* **PROBLEM REQUIREMENTS**: Leave out the images; return the rest of the data exactly.

-- Start DATASET SECTION --

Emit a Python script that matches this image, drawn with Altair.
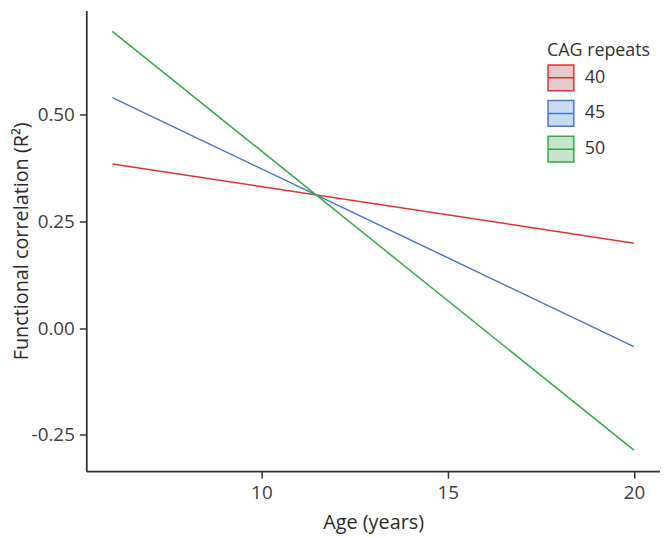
import altair as alt
import pandas as pd

# CAG repeat groups
cag = ["40", "45", "50"]
# fitted line end points
age_start = [6, 6, 6]
age_end = [20, 20, 20]
r2_start = [0.385, 0.5405, 0.696]
r2_end = [0.1995, -0.043, -0.2857]

x_ticks = [10, 15, 20]
y_ticks = [-0.25, 0.0, 0.25, 0.5]

line_colors = ["#d83535", "#4a78c6", "#35a84a"]
fill_colors = ["#e6c9cd", "#c8dcf1", "#c8e5cc"]

rows = []
for g, a0, a1, r0, r1 in zip(cag, age_start, age_end, r2_start, r2_end):
    rows.append({"cag": g, "age": a0, "r2": r0})
    rows.append({"cag": g, "age": a1, "r2": r1})
df = pd.DataFrame(rows)

FONT = "Open Sans"
legend_kw = dict(
    title="CAG repeats",
    orient="none",
    legendX=465,
    legendY=32,
    padding=0,
    symbolType="M-1,-1H1V1H-1Z M-1,0H1",
    symbolSize=676,
    symbolStrokeWidth=1.5,
    rowPadding=4,
    labelOffset=10,
    labelFontSize=18,
    labelFont=FONT,
    labelColor="#333333",
    titleFontSize=18,
    titleFont=FONT,
    titleFontWeight="normal",
    titleColor="#333333",
    titlePadding=4,
)

chart = (
    alt.Chart(df)
    .mark_line(strokeWidth=1.5)
    .encode(
        x=alt.X(
            "age:Q",
            scale=alt.Scale(domain=[5.3, 20.7], nice=False, zero=False),
            axis=alt.Axis(values=x_ticks, title="Age (years)", format="d",
                          labelPadding=6, titlePadding=10),
        ),
        y=alt.Y(
            "r2:Q",
            scale=alt.Scale(domain=[-0.335, 0.745], nice=False, zero=False),
            axis=alt.Axis(
                values=y_ticks,
                title="Functional correlation (R²)",
                labelExpr="replace(format(datum.value, '.2f'), '\u2212', '-')",
                titlePadding=0,
            ),
        ),
        stroke=alt.Stroke(
            "cag:N",
            scale=alt.Scale(domain=cag, range=line_colors),
            legend=alt.Legend(**legend_kw),
        ),
        fill=alt.Fill(
            "cag:N",
            scale=alt.Scale(domain=cag, range=fill_colors),
            legend=alt.Legend(**legend_kw),
        ),
        detail="cag:N",
    )
    .properties(
        width=579,
        height=465,
        autosize=alt.AutoSizeParams(type="none"),
        padding={"left": 79, "top": 0, "right": 0, "bottom": 66},
    )
    .configure_view(stroke=None)
    .configure_axis(
        grid=False,
        domainColor="#333333",
        domainWidth=1.8,
        tickColor="#333333",
        tickWidth=1.5,
        tickSize=7,
        labelFont=FONT,
        labelFontSize=19,
        labelColor="#404040",
        labelPadding=5,
        titleFont=FONT,
        titleFontSize=20,
        titleFontWeight="normal",
        titleColor="#2b2b2b",
    )
)

chart.save("out.html", embed_options={"renderer": "svg", "actions": False})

-- End DATASET SECTION --

* **WRITTEN RESPONSE**:
Emit a Python script that matches this image, drawn with Altair.
import altair as alt
import pandas as pd

# CAG repeat groups
cag = ["40", "45", "50"]
# fitted line end points
age_start = [6, 6, 6]
age_end = [20, 20, 20]
r2_start = [0.385, 0.5405, 0.696]
r2_end = [0.1995, -0.043, -0.2857]

x_ticks = [10, 15, 20]
y_ticks = [-0.25, 0.0, 0.25, 0.5]

line_colors = ["#d83535", "#4a78c6", "#35a84a"]
fill_colors = ["#e6c9cd", "#c8dcf1", "#c8e5cc"]

rows = []
for g, a0, a1, r0, r1 in zip(cag, age_start, age_end, r2_start, r2_end):
    rows.append({"cag": g, "age": a0, "r2": r0})
    rows.append({"cag": g, "age": a1, "r2": r1})
df = pd.DataFrame(rows)

FONT = "Open Sans"
legend_kw = dict(
    title="CAG repeats",
    orient="none",
    legendX=465,
    legendY=32,
    padding=0,
    symbolType="M-1,-1H1V1H-1Z M-1,0H1",
    symbolSize=676,
    symbolStrokeWidth=1.5,
    rowPadding=4,
    labelOffset=10,
    labelFontSize=18,
    labelFont=FONT,
    labelColor="#333333",
    titleFontSize=18,
    titleFont=FONT,
    titleFontWeight="normal",
    titleColor="#333333",
    titlePadding=4,
)

chart = (
    alt.Chart(df)
    .mark_line(strokeWidth=1.5)
    .encode(
        x=alt.X(
            "age:Q",
            scale=alt.Scale(domain=[5.3, 20.7], nice=False, zero=False),
            axis=alt.Axis(values=x_ticks, title="Age (years)", format="d",
                          labelPadding=6, titlePadding=10),
        ),
        y=alt.Y(
            "r2:Q",
            scale=alt.Scale(domain=[-0.335, 0.745], nice=False, zero=False),
            axis=alt.Axis(
                values=y_ticks,
                title="Functional correlation (R²)",
                labelExpr="replace(format(datum.value, '.2f'), '\u2212', '-')",
                titlePadding=0,
            ),
        ),
        stroke=alt.Stroke(
            "cag:N",
            scale=alt.Scale(domain=cag, range=line_colors),
            legend=alt.Legend(**legend_kw),
        ),
        fill=alt.Fill(
            "cag:N",
            scale=alt.Scale(domain=cag, range=fill_colors),
            legend=alt.Legend(**legend_kw),
        ),
        detail="cag:N",
    )
    .properties(
        width=579,
        height=465,
        autosize=alt.AutoSizeParams(type="none"),
        padding={"left": 79, "top": 0, "right": 0, "bottom": 66},
    )
    .configure_view(stroke=None)
    .configure_axis(
        grid=False,
        domainColor="#333333",
        domainWidth=1.8,
        tickColor="#333333",
        tickWidth=1.5,
        tickSize=7,
        labelFont=FONT,
        labelFontSize=19,
        labelColor="#404040",
        labelPadding=5,
        titleFont=FONT,
        titleFontSize=20,
        titleFontWeight="normal",
        titleColor="#2b2b2b",
    )
)

chart.save("out.html", embed_options={"renderer": "svg", "actions": False})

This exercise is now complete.